Had we just gone to sleep earlier in the night, it would have been the crunching sounds of us against the dock that we would have awoken to…
Had we gotten tangled up behind the slip pilings or with the boats that were tied up, the damage would have been catastrophic…
Had the anchor chain gotten tangled when it tripped… had the windlass remote not worked when it was plugged in (an occasional malady)… had the battery bank (changed only three days ago) still been the old, tired bank which required a few minutes of charging before the windlass would fire up… we would have been fucked.

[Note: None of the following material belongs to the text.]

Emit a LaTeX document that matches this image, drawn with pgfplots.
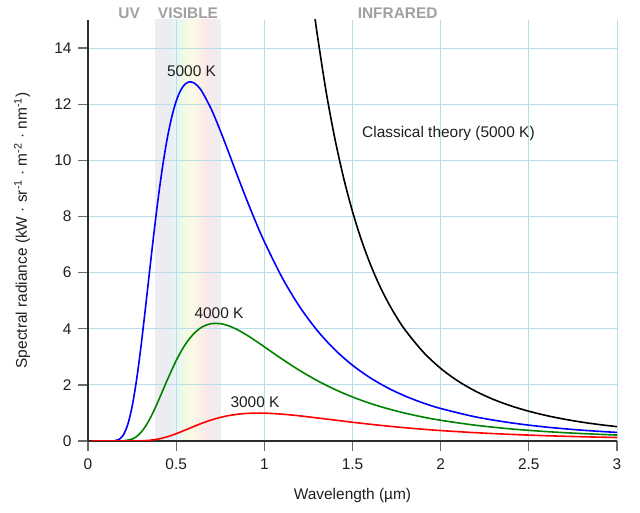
\documentclass[border=0pt]{standalone}
\usepackage{fontspec}
\setmainfont{Liberation Sans}
\usepackage{pgfplots}
\pgfplotsset{compat=1.18}
\definecolor{gridblue}{RGB}{184,222,234}
\definecolor{axisdark}{RGB}{45,45,45}
\definecolor{tickgray}{RGB}{105,105,105}
\definecolor{txt}{RGB}{30,30,30}
\definecolor{regiongray}{RGB}{160,160,165}
\definecolor{mygreen}{RGB}{0,130,0}
\pgfdeclarehorizontalshading{visband}{100bp}{%
rgb(0bp)=(0.925,0.925,0.945);
rgb(25bp)=(0.925,0.925,0.945);
rgb(33bp)=(0.925,0.925,0.949);
rgb(37.2bp)=(0.910,0.941,0.965);
rgb(41.2bp)=(0.910,0.965,0.957);
rgb(45.3bp)=(0.925,0.973,0.918);
rgb(49.3bp)=(0.965,0.980,0.894);
rgb(54.7bp)=(0.988,0.973,0.902);
rgb(58.8bp)=(0.988,0.941,0.902);
rgb(64.2bp)=(0.980,0.918,0.918);
rgb(69.6bp)=(0.949,0.925,0.933);
rgb(75bp)=(0.933,0.933,0.941);
rgb(100bp)=(0.933,0.933,0.941)}
\begin{document}
\begin{tikzpicture}
\begin{axis}[
  set layers,
  at={(88bp,72bp)}, anchor=south west,
  scale only axis, width=529bp, height=421bp,
  xmin=0, xmax=3, ymin=0, ymax=15,
  axis lines=left,
  axis line style={-, draw=axisdark, line width=1.3bp},
  xtick={0,0.5,1,1.5,2,2.5,3},
  xticklabels={0,0.5,1,1.5,2,2.5,3},
  ytick={0,2,4,6,8,10,12,14},
  yticklabels={0,2,4,6,8,10,12,14},
  tick align=outside,
  major tick length=10bp,
  tick style={draw=tickgray, line width=1.3bp},
  grid=major,
  major grid style={draw=gridblue, line width=1bp},
  clip mode=individual,
  ticklabel style={font=\fontsize{15.5}{18}\selectfont, text=txt},
  xticklabel style={yshift=-4bp},
  yticklabel style={xshift=-3bp},
  xlabel={Wavelength (µm)},
  ylabel={Spectral radiance (kW · sr\textsuperscript{-1} · m\textsuperscript{-2} · nm\textsuperscript{-1})},
  label style={font=\fontsize{15.5}{18}\selectfont, text=txt},
  xlabel style={at={(axis description cs:0.5,-0.1306)}, anchor=center},
  ylabel style={at={(axis description cs:-0.1247,0.5)}, anchor=center},
  every axis plot/.append style={line width=1.6bp, smooth},
]
\begin{pgfonlayer}{axis background}
\path[shading=visband] (axis cs:0.38,0) rectangle (axis cs:0.75,15);
\end{pgfonlayer}

% 5000 K
\addplot[blue] coordinates {
(0.02,0)(0.1,0)(0.15,0.0073)(0.175,0.0524)(0.2,0.210)(0.225,0.577)(0.25,1.223)
(0.275,2.162)(0.3,3.346)(0.325,4.691)(0.35,6.094)(0.375,7.470)(0.4,8.743)
(0.425,9.862)(0.45,10.80)(0.475,11.546)(0.5,12.106)(0.525,12.49)(0.55,12.712)(0.575,12.796)
(0.6,12.761)(0.625,12.63)(0.65,12.414)(0.7,11.811)(0.75,11.06)(0.8,10.241)(0.85,9.408)
(0.9,8.595)(0.95,7.822)(1.0,7.102)(1.1,5.832)(1.2,4.786)(1.3,3.937)(1.4,3.252)
(1.5,2.699)(1.6,2.254)(1.7,1.892)(1.8,1.597)(1.9,1.356)(2.0,1.158)(2.2,0.856)
(2.4,0.646)(2.6,0.495)(2.8,0.386)(3.0,0.305)};

% 4000 K
\addplot[mygreen] coordinates {
(0.02,0)(0.15,0)(0.2,0.0058)(0.25,0.0688)(0.275,0.158)(0.3,0.304)(0.325,0.513)
(0.35,0.781)(0.375,1.097)(0.4,1.446)(0.45,2.180)(0.5,2.865)(0.55,3.423)
(0.6,3.825)(0.65,4.072)(0.7,4.181)(0.75,4.181)(0.8,4.098)(0.85,3.957)(0.9,3.776)
(0.95,3.572)(1.0,3.356)(1.1,2.921)(1.2,2.515)(1.3,2.151)(1.4,1.837)(1.5,1.568)
(1.6,1.341)(1.7,1.150)(1.8,0.989)(1.9,0.853)(2.0,0.738)(2.2,0.560)(2.4,0.430)
(2.6,0.335)(2.8,0.265)(3.0,0.212)};

% 3000 K
\addplot[red] coordinates {
(0.02,0)(0.2,0)(0.25,0.0006)(0.3,0.0056)(0.35,0.0254)(0.4,0.0722)(0.45,0.152)
(0.5,0.260)(0.55,0.386)(0.6,0.517)(0.65,0.642)(0.7,0.751)(0.75,0.840)(0.8,0.908)
(0.85,0.955)(0.9,0.983)(0.95,0.995)(1.0,0.992)(1.1,0.957)(1.2,0.896)(1.3,0.822)
(1.4,0.745)(1.5,0.668)(1.6,0.597)(1.7,0.531)(1.8,0.472)(1.9,0.419)(2.0,0.372)
(2.2,0.295)(2.4,0.235)(2.6,0.188)(2.8,0.152)(3.0,0.124)};

% Classical theory (Rayleigh-Jeans), 5000 K
\addplot[black] coordinates {
(1.25,16.95)(1.28,15.42)(1.3,14.49)(1.35,12.46)(1.4,10.774)(1.45,9.363)(1.5,8.176)
(1.55,7.171)(1.6,6.316)(1.65,5.584)(1.7,4.956)(1.75,4.413)(1.8,3.943)(1.9,3.176)
(2.0,2.587)(2.1,2.128)(2.2,1.767)(2.3,1.479)(2.4,1.248)(2.5,1.060)(2.6,0.906)
(2.7,0.779)(2.8,0.673)(2.9,0.585)(3.0,0.511)};

\tikzset{lbl/.style={font=\fontsize{15.5}{18}\selectfont, text=txt, anchor=base, inner sep=0pt}}
\node[lbl] at (axis cs:0.587,12.97) {5000 K};
\node[lbl] at (axis cs:0.743,4.38) {4000 K};
\node[lbl] at (axis cs:0.947,1.21) {3000 K};
\node[lbl] at (axis cs:2.044,10.83) {Classical theory (5000 K)};

\tikzset{reg/.style={font=\fontsize{15.5}{18}\selectfont\bfseries, text=regiongray, anchor=base, inner sep=0pt}}
\node[reg] at (axis cs:0.233,15.06) {UV};
\node[reg] at (axis cs:0.567,15.06) {VISIBLE};
\node[reg] at (axis cs:1.756,15.06) {INFRARED};
\end{axis}
\pgfresetboundingbox
\path[use as bounding box] (0,0) rectangle (640bp,513bp);
\end{tikzpicture}
\end{document}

Had we not been lucky enough to have lowered the rail mounted solar panels a few hours earlier, or the dinghy was hanging up on the davit at Exit’s stern, the anchor extending from the bow roller we passed so close to would have sheered off the solar panel and ripped into the inflated rubber bow of the suspended dinghy. Upon later reflection, we were pretty sure the dinghy (which had been tied off on our stern) may very well have helped act as a bumper while we were bouncing around on the marina pilings. That same anchor still came within a fraction of an inch of taking off Kris’ hand, ripping the solar panel off the railing, and getting hooked up on our stern arch…
Had the boat that tripped our anchor actually dragged down on top of us, we would have been trapped between that boat and the slips… game over.
Many things could have happened slightly differently with potentially disastrous and devastating results to both equipment and flesh. All things considered, we got off pretty easy.
The lessons learned were more re-enforcements of what we already knew rather than groundbreaking epiphanies.
Don’t settle for complacency.
The combination of not enough scope and not enough space is a recipe for disaster.
Trust your gut instincts. We thought about moving back into the southern anchorage in the afternoon. The trade off would have been higher exposure to the wind and waves but more space to work with – more space to put out more chain, more space to swing unfettered, more space to drag, more space to react. We should have trusted our gut instinct.
Trust your equipment. If you don’t, replace it. If the equipment is sound, it will hold you in fifty knot winds with less risk than hard things in close proximity will ever pose.
It was ultimately our own fault that we found ourselves in the situation we did.
A silver lining…? Potentially in how we reacted during the situation. Looking beyond a poor initial decision of being there, at least we were pro-active enough to maintain an anchor watch. In retrospect, I should have started the engine as I was waking Kris to give us an extra few seconds. But, during the entire nail-biting ordeal, we kept cool heads and things never deteriorated into a yelling match of confusion.
It sounds very cliche, but over and over again, there seem to be situations which arise that could be potentially very dangerous or catastrophic events. Given an inner determination that failure is not an option, the only acceptable outcome remaining is to somehow work through the challenges and sort your shit out.
That’s not to say that simply wishing for something will make it happen. But sometimes success has to be coaxed, tricked, improvised, massaged, or even bitch-slapped into existence, given the alternative.
Knowledge and experience help out immensely. Either one can give the background necessary to make informed decisions. But lacking both doesn’t make the solution any less there… it just makes it a bit more elusive. Creativity and tenacity don’t substitute for knowledge and experience, but they come in at a close third and fourth place.
And, though you can’t depend on luck, sometimes you certainly need a bit of it.